There are those inside Intel and AMD that agree with what you're saying, even those suggesting AMD take a big step right now while on top and buy Intel out which some of that push or idea comes from Intel has (working) the new optic interconnect which could be of great interest to AMD along with both graphics team perhaps would make up a more stronger force vs nVidia.
AMD would never buy Intel out because they would be forced to sell the x86 license out to another company by antitrust.
 
AMD would never buy Intel out because they would be forced to sell the x86 license out to another company by antitrust.
That's actually not so -- it's an open and cross license which back in 2015 this gossip was addressed (AMD back then in kitguru article):

Devinder Kumar, chief financial officer of Advanced Micro Devices, said in a statement last week that the company could enter into joint ventures, mergers or acquisitions (M&A) agreements without fearing of termination its cross-license pact with Intel Corp. Many industry observers believe that a bigger company cannot acquire AMD since this will terminate the deal with Intel and will leave AMD without an x86 license immediately.

Advanced Micro Devices has a cross-licensing agreement with Intel Corp. under which the companies use intellectual property (IP) and patents invented by each other. For example, AMD can develop and sell microprocessors compatible with Intel’s x86 instruction set architecture and featuring various extensions, whereas Intel can design and ship central processing units that utilize IP and extensions originally created by AMD. Since the companies are continually developing new technologies, the list of IP that is a part of the agreement is constantly updated.
“It is a cross-license, they use our technology all the time, especially in the x86 space that AMD has innovated in […] and there are patterns in place for that,” said Devinder Kumar at Jefferies global technology, media and telecom conference. “There is a lot of stuff that we invented or we deployed first, which the competition uses, it is not a one thing or three, which is a mistaken perception on the market that it is AMD using technologies that the competition has, as opposed to the other way around, it is a cross-license.”

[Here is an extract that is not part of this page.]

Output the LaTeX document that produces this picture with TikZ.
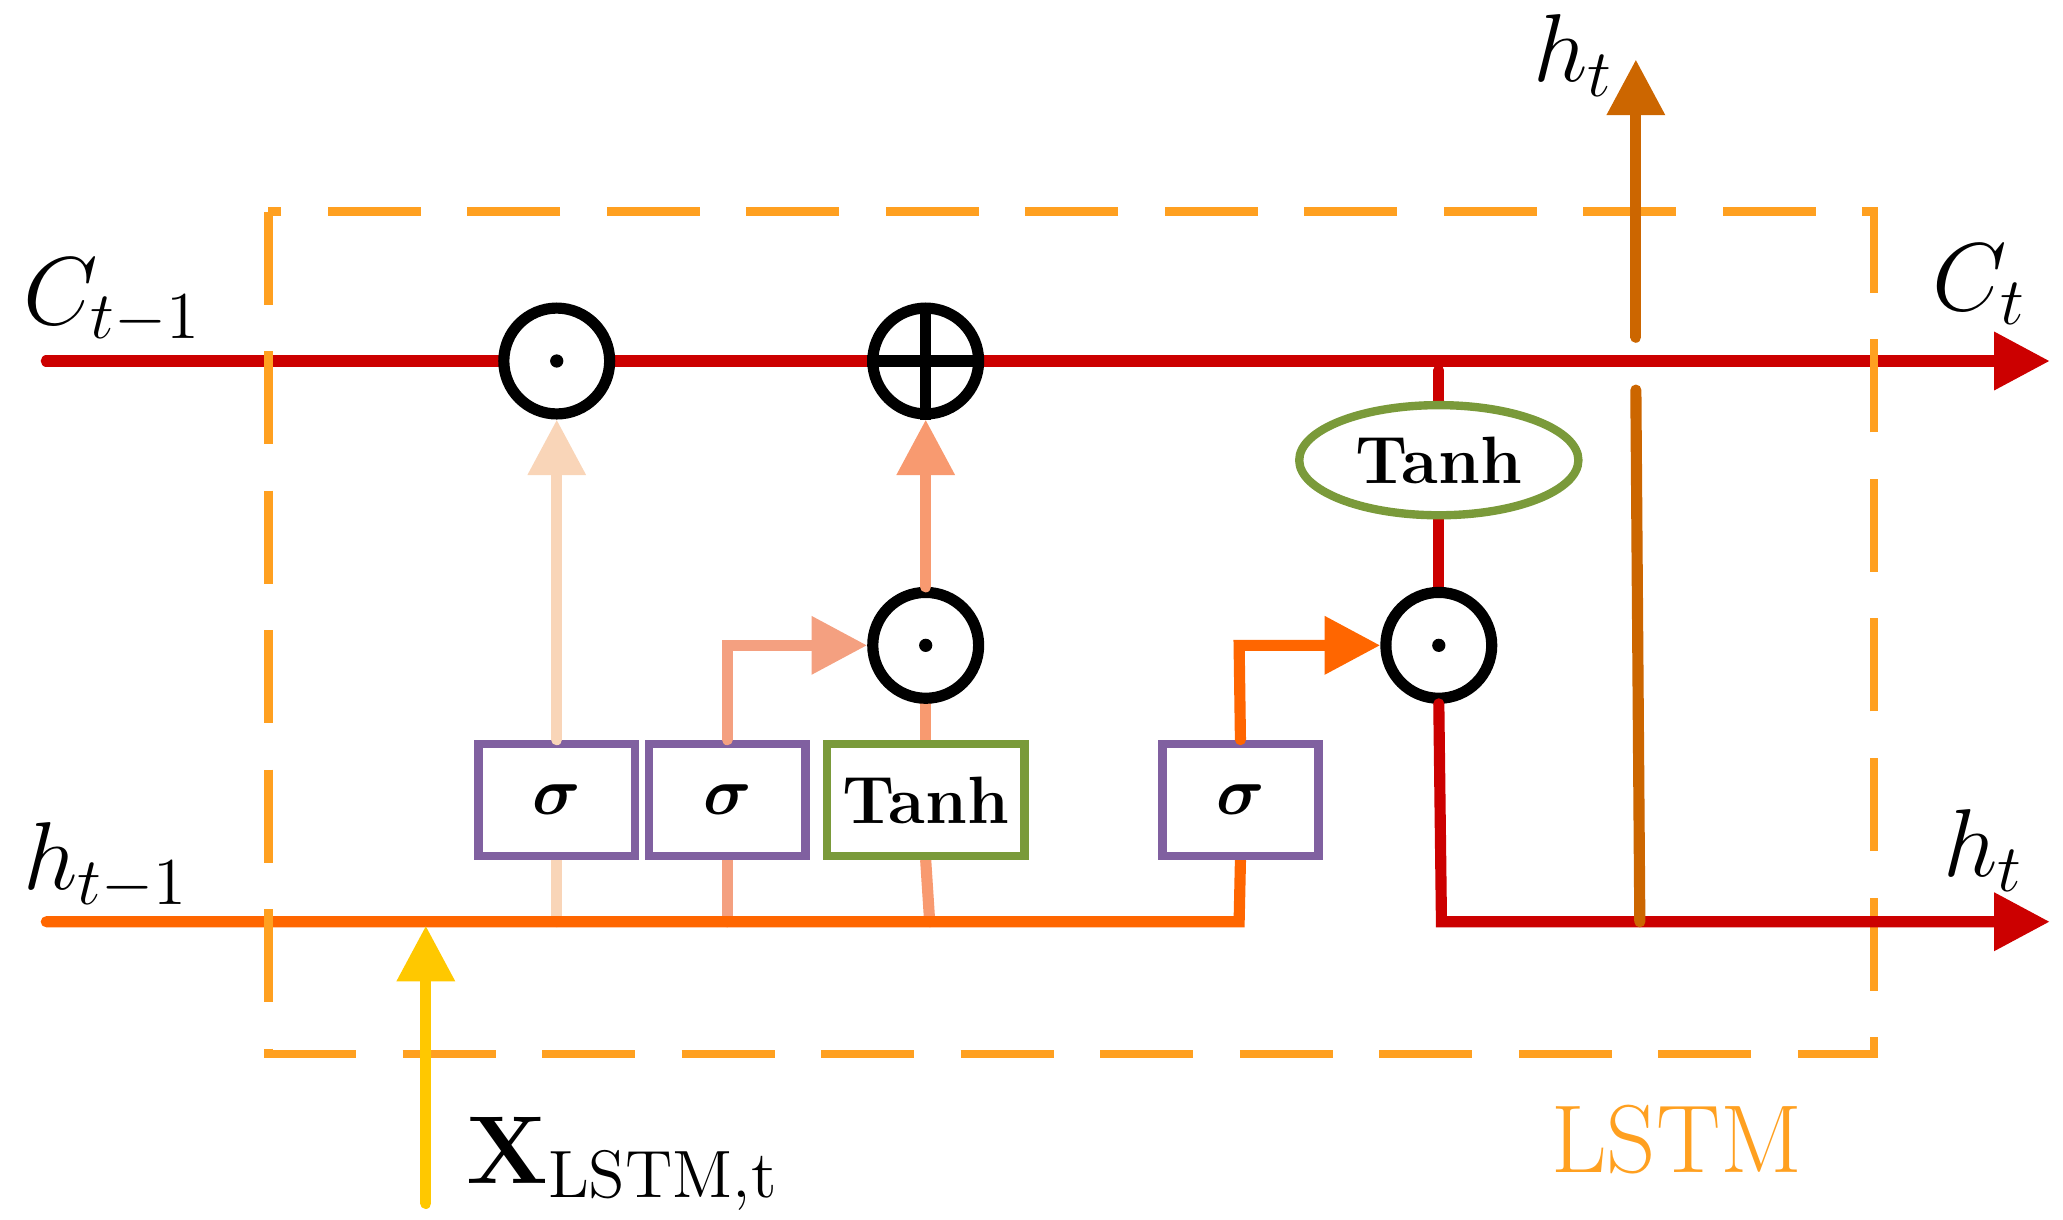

Both companies take advantage of the cross-license agreement since this allows the chip designers to relatively quickly incorporate new functionality into products, which is a good for the industry in general. However, the pact has a number of limitations. For example, the companies are not allowed to build processors that are compatible with competitor’s infrastructure (e.g., sockets, mainboards, etc.). The companies also cannot change their ownership, merge with other companies on certain terms or enter into certain kind of joint-venture agreements that effectively change their ownership.

The cross-license agreement is automatically terminated when one of the parties changes its ownership or control. Many analysts believe that this clause in the agreement has kept multiple companies and strategic investors away from AMD because without an cross-license deal with Intel the company loses legal rights to build x86-compatible processors. Products containing Intel's x86 and other IP account for 70 per cent of AMD's revenue.
 
That's actually not so -- it's an open and cross license which back in 2015 this gossip was addressed (AMD back then in kitguru article):
You quoted the wrong post possibly, I was talking about antitrust, not cross licensing. Intel avoided antitrust issues because AMD existed and can produce x86 CPUs, if both companies merge they'll be forced to release the license out to another company.